9 Responses to “Unconstitutional Constitution Day: A Federal Holiday that James Madison Would Reject”

  1. Harry Beadle

    It could be argued the Constitution itself is “unconstitutional” since those who wrote it had not been authorized to develop an entirely new ruling document, only to remedy problems with the existing Articles of Confederation.

    Reply
  2. gabe

    Indeed it was, Harry!

    And this is a fine piece. Mr madison must be rolling over in his grave – unless of course there is some Federal prohibition against that to protect ground worms!!

    Reply
  3. bobcheeks

    Great essay Dr. Gutzman!

    Re: Madison I can add that I’d read that sometime during his presidency he was asked to allocate $25, 000 for some starving Huguenots, who’d fled oppressing French Papists, and were living on the scratch down in Marietta, Ohio with hardly a tree bark to eat. Well, ol’ Madison put the nix on that deal explaining that it wasn’t the business of the general gummint to participate in such silliness.

    If that story’s true the little Virginian wasn’t all bad.

    Reply
  4. Paul Peterson

    If Madison took such a view of the Constitution and its enumerated powers why did he argue against Congressman Tucker’s motion to add the word “expressly” to the 10th amendment?

    Reply
  5. Kevin Gutzman

    Madison said in the First Congress that inclusion of that word in the amendment would constrain Congress too tightly. He was too late, however, as the Federalists had already promised–in all of the cases listed in my article, plus others–that the principle was implicit in the UNAMENDED Constitution.
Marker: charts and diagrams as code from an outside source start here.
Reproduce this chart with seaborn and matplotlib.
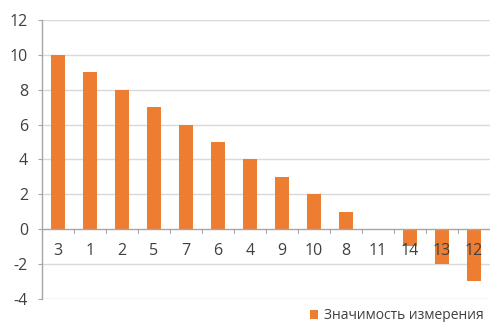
import matplotlib
matplotlib.use("Agg")
import matplotlib.pyplot as plt
from matplotlib.patches import Patch
import seaborn as sns
import pandas as pd

categories = ["3", "1", "2", "5", "7", "6", "4", "9", "10", "8", "11", "14", "13", "12"]
values = [10, 9, 8, 7, 6, 5, 4, 3, 2, 1, 0, -1, -2, -3]
series_name = "Значимость измерения"
y_ticks = [-4, -2, 0, 2, 4, 6, 8, 10, 12]

BAR = "#ED7D31"
GRID = "#D9D9D9"
AXIS = "#A6A6A6"
TEXT = "#404040"

sns.set_theme(style="white")
plt.rcParams["font.family"] = ["Open Sans", "DejaVu Sans"]

df = pd.DataFrame({"cat": categories, "val": values})

fig = plt.figure(figsize=(4.9, 3.22), dpi=100)
ax = fig.add_axes([0.0857, 0.0724, 0.9143, 0.8655])

sns.barplot(data=df, x="cat", y="val", order=categories, color=BAR,
            saturation=1, width=0.42, edgecolor="none", linewidth=0, ax=ax)
for p in ax.patches:
    p.set_zorder(3)

ax.set_ylim(y_ticks[0], y_ticks[-1])
ax.set_xlim(-0.5, len(categories) - 0.5)
ax.set_yticks(y_ticks)
ax.set_yticklabels([str(t) for t in y_ticks])
ax.set_xticks([])
ax.set_xlabel("")
ax.set_ylabel("")

# horizontal gridlines
for t in y_ticks:
    if t != 0:
        ax.axhline(t, color=GRID, lw=1.0, zorder=1)

# category axis at zero with boundary tick marks
ax.axhline(0, color=AXIS, lw=1.0, zorder=4)
for i in range(len(categories) + 1):
    ax.plot([i - 0.5, i - 0.5], [0, -0.25], color=AXIS, lw=0.8, zorder=4,
            clip_on=False)

# category labels below the zero line
for i, c in enumerate(categories):
    ax.annotate(c, xy=(i, 0), xytext=(0, -22), textcoords="offset pixels",
                ha="center", va="center", fontsize=11.5, color=TEXT, zorder=5)

for s in ["top", "right", "bottom"]:
    ax.spines[s].set_visible(False)
ax.spines["left"].set_color(AXIS)
ax.spines["left"].set_linewidth(1.0)
ax.tick_params(axis="y", length=3, width=0.8, color=AXIS, pad=7,
               labelsize=11.5, labelcolor=TEXT, left=True)

handle = Patch(facecolor=BAR, edgecolor="none")
fig.legend([handle], [series_name], loc="lower right",
           bbox_to_anchor=(1.012, -0.043), frameon=False, fontsize=10,
           handlelength=0.6, handleheight=0.6, handletextpad=0.4,
           labelcolor=TEXT)

fig.savefig("out.png", dpi=100, facecolor="white")
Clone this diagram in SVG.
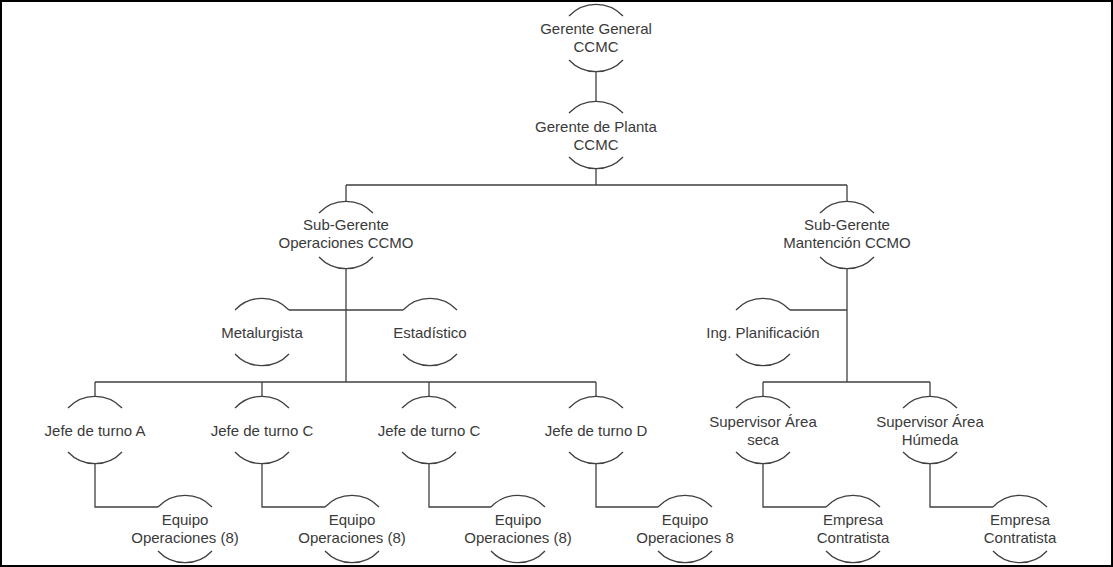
<svg xmlns="http://www.w3.org/2000/svg" xmlns:xlink="http://www.w3.org/1999/xlink" width="1113" height="567" viewBox="0 0 1113 567">
<style>
.ln{fill:none;stroke:#404040;stroke-width:1.3}
.t{font-family:"Liberation Sans",Arial,sans-serif;font-size:15px;fill:#3a3a3a;text-anchor:middle}
</style>
<defs>
<g id="arcs" class="ln">
<path d="M-27,-22 A37,37 0 0 1 27,-22"/>
<path d="M-27,22 A37,37 0 0 0 27,22"/>
</g>
</defs>
<rect x="1" y="1" width="1111" height="565" fill="#fff" stroke="#000" stroke-width="2"/>
<g id="connectors" class="ln">
<path d="M596,72 V101"/>
<path d="M596,169 V185 M346,185 H847 M346,185 V201 M847,185 V201"/>
<path d="M346,269 V382 M289,310 H403"/>
<path d="M95,382 H596 M95,382 V396 M262,382 V396 M429,382 V396 M596,382 V396"/>
<path d="M847,269 V382 M790,310 H847 M763,382 H930 M763,382 V396 M930,382 V396"/>
<path d="M95,464 V507 H158 M262,464 V507 H325 M429,464 V507 H491 M596,464 V507 H658"/>
<path d="M763,464 V507 H826 M930,464 V507 H993"/>
</g>
<g id="gerente-general"><use xlink:href="#arcs" x="596" y="38"/><text class="t" x="596" y="34">Gerente General</text><text class="t" x="596" y="52">CCMC</text></g>
<g id="gerente-planta"><use xlink:href="#arcs" x="596" y="135"/><text class="t" x="596" y="132">Gerente de Planta</text><text class="t" x="596" y="150">CCMC</text></g>
<g id="subgerente-operaciones"><use xlink:href="#arcs" x="346" y="235"/><text class="t" x="346" y="230">Sub-Gerente</text><text class="t" x="346" y="248">Operaciones CCMO</text></g>
<g id="subgerente-mantencion"><use xlink:href="#arcs" x="847" y="235"/><text class="t" x="847" y="230">Sub-Gerente</text><text class="t" x="847" y="248">Mantención CCMO</text></g>
<g id="metalurgista"><use xlink:href="#arcs" x="262" y="332"/><text class="t" x="262" y="338">Metalurgista</text></g>
<g id="estadistico"><use xlink:href="#arcs" x="430" y="332"/><text class="t" x="430" y="338">Estadístico</text></g>
<g id="ing-planificacion"><use xlink:href="#arcs" x="763" y="332"/><text class="t" x="763" y="338">Ing. Planificación</text></g>
<g id="jefe-a"><use xlink:href="#arcs" x="95" y="430"/><text class="t" x="95" y="436">Jefe de turno A</text></g>
<g id="jefe-c1"><use xlink:href="#arcs" x="262" y="430"/><text class="t" x="262" y="436">Jefe de turno C</text></g>
<g id="jefe-c2"><use xlink:href="#arcs" x="429" y="430"/><text class="t" x="429" y="436">Jefe de turno C</text></g>
<g id="jefe-d"><use xlink:href="#arcs" x="596" y="430"/><text class="t" x="596" y="436">Jefe de turno D</text></g>
<g id="supervisor-seca"><use xlink:href="#arcs" x="763" y="430"/><text class="t" x="763" y="427">Supervisor Área</text><text class="t" x="763" y="445">seca</text></g>
<g id="supervisor-humeda"><use xlink:href="#arcs" x="930" y="430"/><text class="t" x="930" y="427">Supervisor Área</text><text class="t" x="930" y="445">Húmeda</text></g>
<g id="equipo-a"><use xlink:href="#arcs" x="185" y="529"/><text class="t" x="185" y="525">Equipo</text><text class="t" x="185" y="543">Operaciones (8)</text></g>
<g id="equipo-c1"><use xlink:href="#arcs" x="352" y="529"/><text class="t" x="352" y="525">Equipo</text><text class="t" x="352" y="543">Operaciones (8)</text></g>
<g id="equipo-c2"><use xlink:href="#arcs" x="518" y="529"/><text class="t" x="518" y="525">Equipo</text><text class="t" x="518" y="543">Operaciones (8)</text></g>
<g id="equipo-d"><use xlink:href="#arcs" x="685" y="529"/><text class="t" x="685" y="525">Equipo</text><text class="t" x="685" y="543">Operaciones 8</text></g>
<g id="empresa-seca"><use xlink:href="#arcs" x="853" y="529"/><text class="t" x="853" y="525">Empresa</text><text class="t" x="853" y="543">Contratista</text></g>
<g id="empresa-humeda"><use xlink:href="#arcs" x="1020" y="529"/><text class="t" x="1020" y="525">Empresa</text><text class="t" x="1020" y="543">Contratista</text></g>
</svg>
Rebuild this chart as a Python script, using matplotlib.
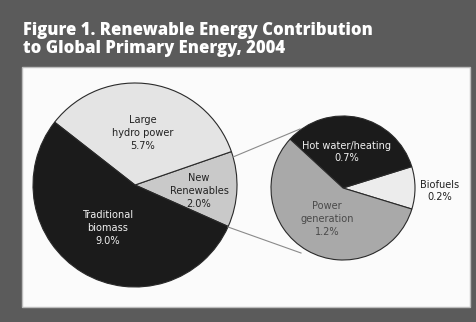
import matplotlib
matplotlib.use("Agg")
import matplotlib.pyplot as plt
from matplotlib.patches import Rectangle

# ---- data ----
title_lines = ["Figure 1. Renewable Energy Contribution", "to Global Primary Energy, 2004"]
main_labels = ["New\nRenewables", "Large\nhydro power", "Traditional\nbiomass"]
main_values = [2.0, 5.7, 9.0]
sub_labels = ["Biofuels", "Hot water/heating", "Power\ngeneration"]
sub_values = [0.2, 0.7, 1.2]

main_colors = ["#c9c9c9", "#e4e4e4", "#1b1b1b"]
sub_colors = ["#ececec", "#1b1b1b", "#a9a9a9"]

W, H = 476, 322
fig = plt.figure(figsize=(W / 100, H / 100), dpi=100)
fig.patch.set_facecolor("#5b5b5b")
ax = fig.add_axes([0, 0, 1, 1])

def Y(y):
    return H - y

# pies
c1, r1 = (135, Y(185)), 102
c2, r2 = (343, Y(188)), 72
wp = dict(edgecolor="#2a2a2a", linewidth=0.8)
ax.pie(main_values, colors=main_colors, startangle=-24, counterclock=True,
       center=c1, radius=r1, wedgeprops=wp, frame=True)
ax.pie(sub_values, colors=sub_colors, startangle=-17, counterclock=True,
       center=c2, radius=r2, wedgeprops=wp, frame=True)
ax.set_xlim(0, W)
ax.set_ylim(0, H)
ax.set_aspect("equal")
ax.axis("off")

# panel
ax.add_patch(Rectangle((22, Y(307)), 448, 240, facecolor="#fbfbfb",
                       edgecolor="#bdbdbd", lw=1.0, zorder=0))

# title
tf = ["Open Sans", "DejaVu Sans"]
for i, line in enumerate(title_lines):
    ax.text(23, Y(30 + 18 * i), line, color="white", fontsize=12.0, fontweight="heavy",
            family=tf, va="center", ha="left")

# connector lines
ax.plot([233, 300], [Y(157), Y(129)], color="#8a8a8a", lw=0.8, zorder=3)
ax.plot([228, 301], [Y(227), Y(253)], color="#8a8a8a", lw=0.8, zorder=3)

lf = ["DejaVu Sans"]
fs = 7.8
def lab(x, y, s, c):
    ax.text(x, Y(y), s, ha="center", va="center", fontsize=fs, color=c,
            family=lf, fontstretch="condensed", linespacing=1.35, zorder=5)

lab(143, 133, "Large\nhydro power\n5.7%", "#222222")
lab(199, 191, "New\nRenewables\n2.0%", "#222222")
lab(108, 228, "Traditional\nbiomass\n9.0%", "#f0f0f0")
lab(347, 152, "Hot water/heating\n0.7%", "#f0f0f0")
lab(327, 219, "Power\ngeneration\n1.2%", "#4a4a4a")
lab(440, 191, "Biofuels\n0.2%", "#222222")

fig.savefig("out.png", dpi=100, facecolor=fig.get_facecolor())
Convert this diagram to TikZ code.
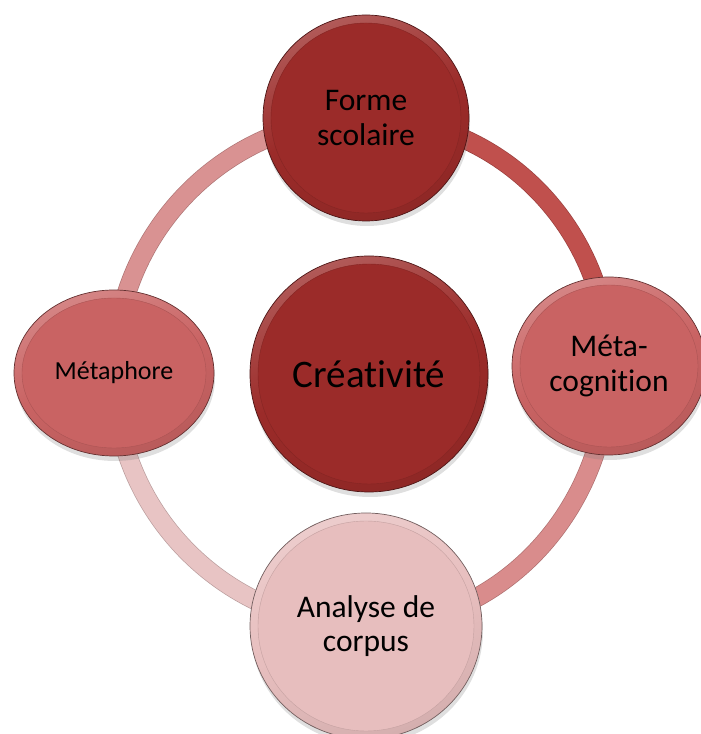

For example, Governor Randolph told the Richmond Convention over and over that Congress would have only the powers “expressly” granted. He wasn’t just some guy: he was the chief Federalist spokesman in the Convention.

    Madison and others said repeatedly that the Constitution’s meaning was to be found in the Federalists’ explanation of the document to the ratification conventions. Madison’s leaving the word out of the Tenth Amendment, then, could not operate as deleting a principle that was already part of the Constitution.

    Reply
    • Paul Peterson

      Largely non-responsive. First, it does not matter what Randolph (who did not sign the Constitution) said since we are talking about Madison. Contrary to the assertion, Madison said in Congress while responding to Tucker that “it is impossible to limit a government to express powers only. Powers by implication must be admitted or else we will be reduced to recounting every minutiae.” That statement does not delete a principle that was already part of the Constitution; it reaffirms a principle that was already part of the Constitution.

      Reply
      • kevingutzman

        What does signing the Constitution have to do with it? Again, the Constitution’s meaning depends on what the people were told it meant during the ratification process. Federalists assured people of this in the Virginia Convention and elsewhere, notably in THE FEDERALIST. (Madison as Publius, natch.)

        So … Governor Randolph’s repeated assurances to the Virginia Convention, reenforced by George Nicholas’s explanation of the proper approach to constitutional interpretation in the Convention’s last major speech, are probative. (Nicholas was, along with Madison and Randolph, one of the three chief Federalists spokesmen in Richmond.) What anyone said later, even if he had been a major player in the ratification process, isn’t. No one denied during the ratification process that the Federal Government would only have the powers expressly granted, and the people I named in the essay made that argument. Others did as well. Madison couldn’t remove this principle from the Constitution by something he did in the First Congress.

        You have an odd conception of “non-responsive.”